New Russian military satellite declared lost

Russia's Soyuz 2-1v rocket blasted off at 1409 GMT (9:09 a.m. EST) Saturday from the Plesetsk Cosmodrome in northern Russia. Credit: Russian Ministry of Defense
Russia’s Soyuz 2-1v rocket blasted off at 1409 GMT (9:09 a.m. EST) Saturday from the Plesetsk Cosmodrome in northern Russia. Credit: Russian Ministry of Defense

A Russian defense payload built to monitor maritime activity, and possibly track the movements of submarines, is stuck to the upper stage of its rocket after launching Saturday from the Plesetsk Cosmodrome, multiple Russian news agencies reported.

The Kanopus ST spacecraft is still attached to the Volga upper stage of a modified Soyuz rocket that was supposed to deploy the satellite into a circular sun-synchronous orbit nearly 700 kilometers (435 miles) above Earth, and experts said Monday the craft is heading for a destructive re-entry within a few days.

Russia’s Tass news agency and the Kommersant newspaper reported the satellite could not be separated from the Volga upper stage, which made its second flight Saturday after a successful debut in 2013.

One of four locks holding the Kanopus ST satellite failed during the separation sequence, and ground controllers have been unable to contact the craft and re-issue the separation command, the state-owned Tass news agency said Monday.

Tracking data published by the U.S. military showed an object believed to be the Volga upper stage — with the attached Kanopus ST satellite — in an elliptical orbit with a low point 104 kilometers (64 miles) above Earth. At such a low altitude, atmospheric drag will hasten the craft’s re-entry, which is expected some time this week, according to Jonathan McDowell, an astronomer and respected space analyst.

The Volga upper stage maneuvered from Kanopus ST’s intended orbit into the lower orbit some time after Saturday’s launch. The rocket burn may have intended to send the rocket body toward a guided re-entry over the ocean, but the extra mass of the still-attached Kanopus ST satellite could have prevented the stage from reaching its targeted trajectory.

A small passive secondary payload designed to help calibrate ground-based military radars apparently deployed as planned from the Volga upper stage in the correct orbit.

A re-entry prediction released Monday from the U.S. military’s Joint Space Operations Center indicated the Volga/Kanopus ST spacecraft could plunge back into Earth’s atmosphere as soon as Tuesday.

The Kanopus ST satellite carries a camera and a microwave radiometer to monitor the world’s oceans, including submarine movements, according to RussianSpaceWeb.com.

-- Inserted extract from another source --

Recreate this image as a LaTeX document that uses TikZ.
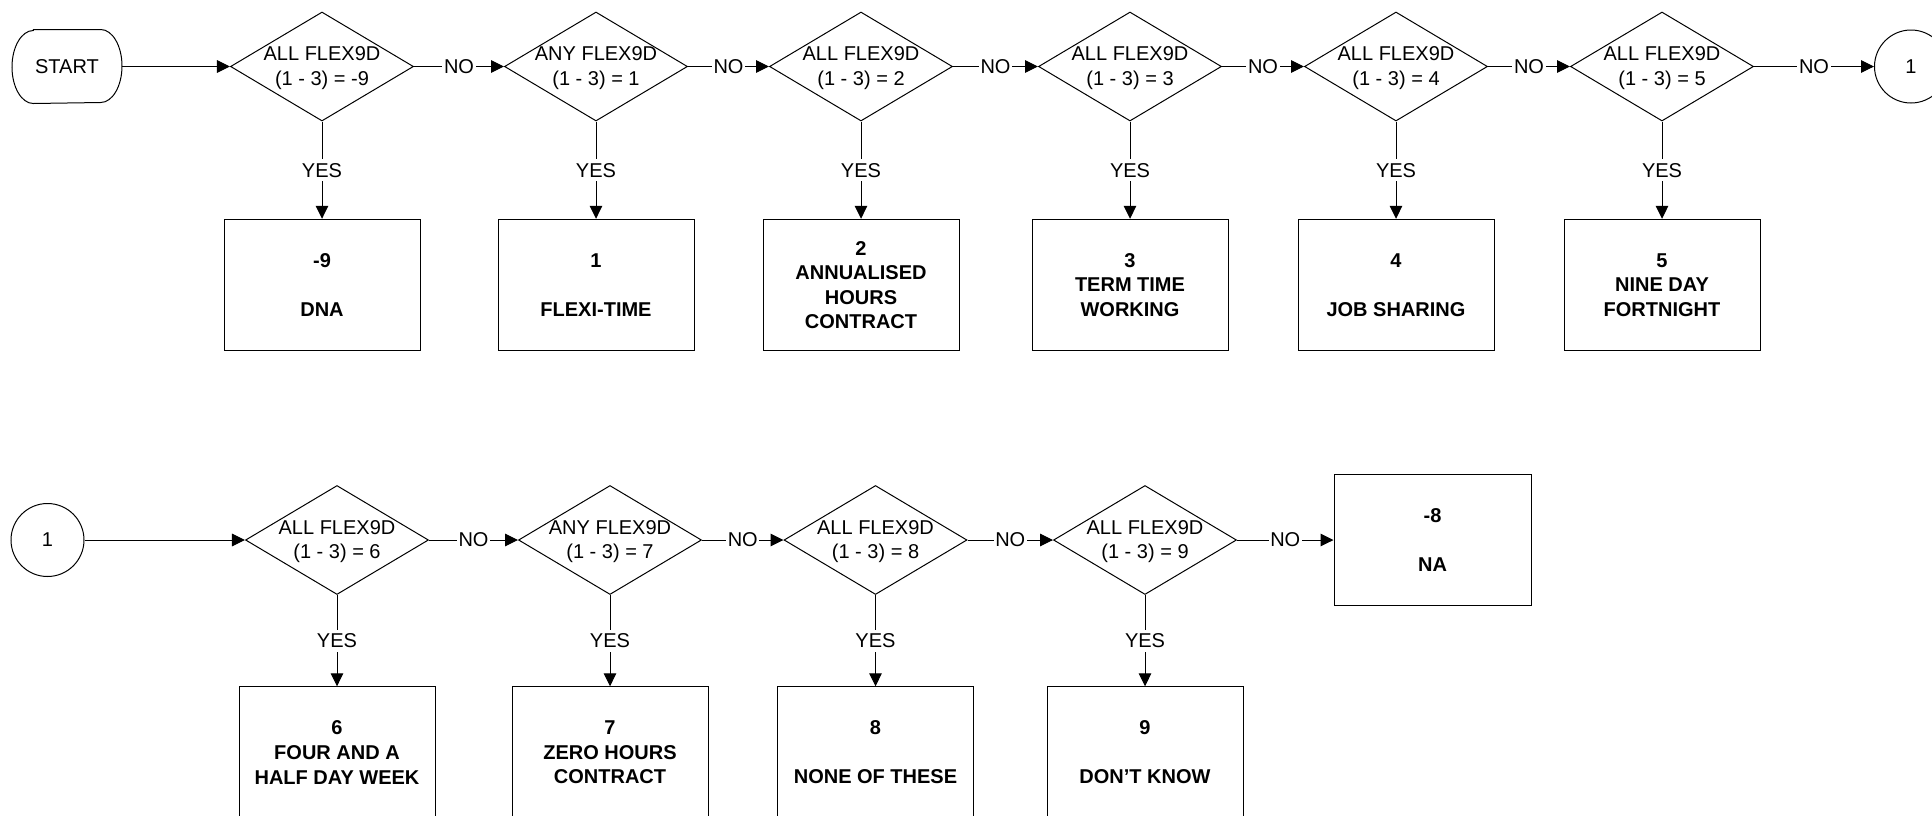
\documentclass[tikz,border=0pt]{standalone}
\usepackage{fontspec}
\setmainfont{Liberation Sans}
\usetikzlibrary{shapes.geometric,arrows.meta}
\begin{document}
\begin{tikzpicture}[x=0.75pt,y=-0.75pt,line width=0.75pt,
  font=\fontsize{15}{18.4}\selectfont,
  dec/.style={shape=diamond,draw,inner sep=0pt,minimum width=137.25pt,minimum height=81.75pt},
  dtext/.style={align=center,inner sep=0pt,yshift=-1.1pt},
  outbox/.style={shape=rectangle,draw,inner sep=0pt,minimum width=147pt,minimum height=98.6pt,align=center,font=\fontsize{15}{18.4}\selectfont\bfseries},
  conn/.style={shape=circle,draw,inner sep=0pt,minimum size=54.75pt},
  arr/.style={-{Triangle[length=9.75pt,width=9.5pt]}},
  lab/.style={fill=white,inner sep=1.2pt}]
\useasboundingbox (0,0) rectangle (1932,815);
\fill[white] (0,0) rectangle (1932,815);
% START terminal
\node[shape=rectangle,inner sep=0pt,minimum width=81.75pt,minimum height=54.75pt] (s) at (67,66.5) {START};
\draw ([xshift=16pt]s.north west) -- ([xshift=-16pt]s.north east)
  arc[start angle=90,end angle=-90,x radius=16pt,y radius=27.375pt]
  -- ([xshift=16pt]s.south west)
  arc[start angle=270,end angle=90,x radius=16pt,y radius=27.375pt] -- cycle;
% top row decisions
\node[dec] (d1) at (322,66.5) {};
\node[dec] (d2) at (596,66.5) {};
\node[dec] (d3) at (861,66.5) {};
\node[dec] (d4) at (1130,66.5) {};
\node[dec] (d5) at (1396,66.5) {};
\node[dec] (d6) at (1662,66.5) {};
\node[dtext] (t1) at (d1) {ALL FLEX9D\\(1 - 3) = -9};
\node[dtext] (t2) at (d2) {ANY FLEX9D\\(1 - 3) = 1};
\node[dtext] (t3) at (d3) {ALL FLEX9D\\(1 - 3) = 2};
\node[dtext] (t4) at (d4) {ALL FLEX9D\\(1 - 3) = 3};
\node[dtext] (t5) at (d5) {ALL FLEX9D\\(1 - 3) = 4};
\node[dtext] (t6) at (d6) {ALL FLEX9D\\(1 - 3) = 5};
% top row outcomes
\node[outbox] (b1) at (322,285) {-9\\[18.4pt]DNA};
\node[outbox] (b2) at (596,285) {1\\[18.4pt]FLEXI-TIME};
\node[outbox] (b3) at (861,285) {2\\ANNUALISED\\HOURS\\CONTRACT};
\node[outbox] (b4) at (1130,285) {3\\TERM TIME\\WORKING};
\node[outbox] (b5) at (1396,285) {4\\[18.4pt]JOB SHARING};
\node[outbox] (b6) at (1662,285) {5\\NINE DAY\\FORTNIGHT};
\node[conn] (c1) at (1911,66.5) {1};
% bottom row
\node[conn] (c2) at (47.5,540) {1};
\node[dec] (d7) at (337,540) {};
\node[dec] (d8) at (610,540) {};
\node[dec] (d9) at (875.5,540) {};
\node[dec] (d10) at (1145,540) {};
\node[dtext] (t7) at (d7) {ALL FLEX9D\\(1 - 3) = 6};
\node[dtext] (t8) at (d8) {ANY FLEX9D\\(1 - 3) = 7};
\node[dtext] (t9) at (d9) {ALL FLEX9D\\(1 - 3) = 8};
\node[dtext] (t10) at (d10) {ALL FLEX9D\\(1 - 3) = 9};
\node[outbox] (b7) at (337,752.5) {6\\FOUR AND A\\HALF DAY WEEK};
\node[outbox] (b8) at (610,752.5) {7\\ZERO HOURS\\CONTRACT};
\node[outbox] (b9) at (875.5,752.5) {8\\[18.4pt]NONE OF THESE};
\node[outbox] (b10) at (1145,752.5) {9\\[18.4pt]DON’T KNOW};
\node[outbox,minimum width=147.75pt,minimum height=98.25pt] (na) at (1432.5,540) {-8\\[18.4pt]NA};
% connectors top
\draw[arr] (s) -- (d1);
\draw[arr] (d1) -- node[lab] (n1) {NO} (d2);
\draw[arr] (d2) -- node[lab] (n2) {NO} (d3);
\draw[arr] (d3) -- node[lab] (n3) {NO} (d4);
\draw[arr] (d4) -- node[lab] (n4) {NO} (d5);
\draw[arr] (d5) -- node[lab] (n5) {NO} (d6);
\draw[arr] (d6) -- node[lab] (n6) {NO} (c1);
\draw[arr] (d1) -- node[lab,inner sep=3pt] (y1) {YES} (b1);
\draw[arr] (d2) -- node[lab,inner sep=3pt] (y2) {YES} (b2);
\draw[arr] (d3) -- node[lab,inner sep=3pt] (y3) {YES} (b3);
\draw[arr] (d4) -- node[lab,inner sep=3pt] (y4) {YES} (b4);
\draw[arr] (d5) -- node[lab,inner sep=3pt] (y5) {YES} (b5);
\draw[arr] (d6) -- node[lab,inner sep=3pt] (y6) {YES} (b6);
% connectors bottom
\draw[arr] (c2) -- (d7);
\draw[arr] (d7) -- node[lab] (n7) {NO} (d8);
\draw[arr] (d8) -- node[lab] (n8) {NO} (d9);
\draw[arr] (d9) -- node[lab] (n9) {NO} (d10);
\draw[arr] (d10) -- node[lab] (n10) {NO} (na);
\draw[arr] (d7) -- node[lab,inner sep=3pt] (y7) {YES} (b7);
\draw[arr] (d8) -- node[lab,inner sep=3pt] (y8) {YES} (b8);
\draw[arr] (d9) -- node[lab,inner sep=3pt] (y9) {YES} (b9);
\draw[arr] (d10) -- node[lab,inner sep=3pt] (y10) {YES} (b10);
\end{tikzpicture}
\end{document}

The mission launched Saturday on a Soyuz 2-1v rocket, a derivative of Russia’s Soyuz rocket family without the launcher’s four liquid-fueled strap-on boosters. The Soyuz 2-1v’s core stage has a single NK-33 engine taken from stockpiles of kerosene-fed powerplants originally built for the Soviet Union’s N1 moon rocket more than 40 years ago.

Saturday’s launch was the first time a version of the NK-33 engine flew since the crash of an Orbital ATK Antares rocket in October 2014. Investigators blamed that accident on an explosion inside the turbopump of one of its AJ26 engines, an “Americanized” variant of the NK-33.

The NK-33 engine on Saturday’s flight apparently functioned as designed.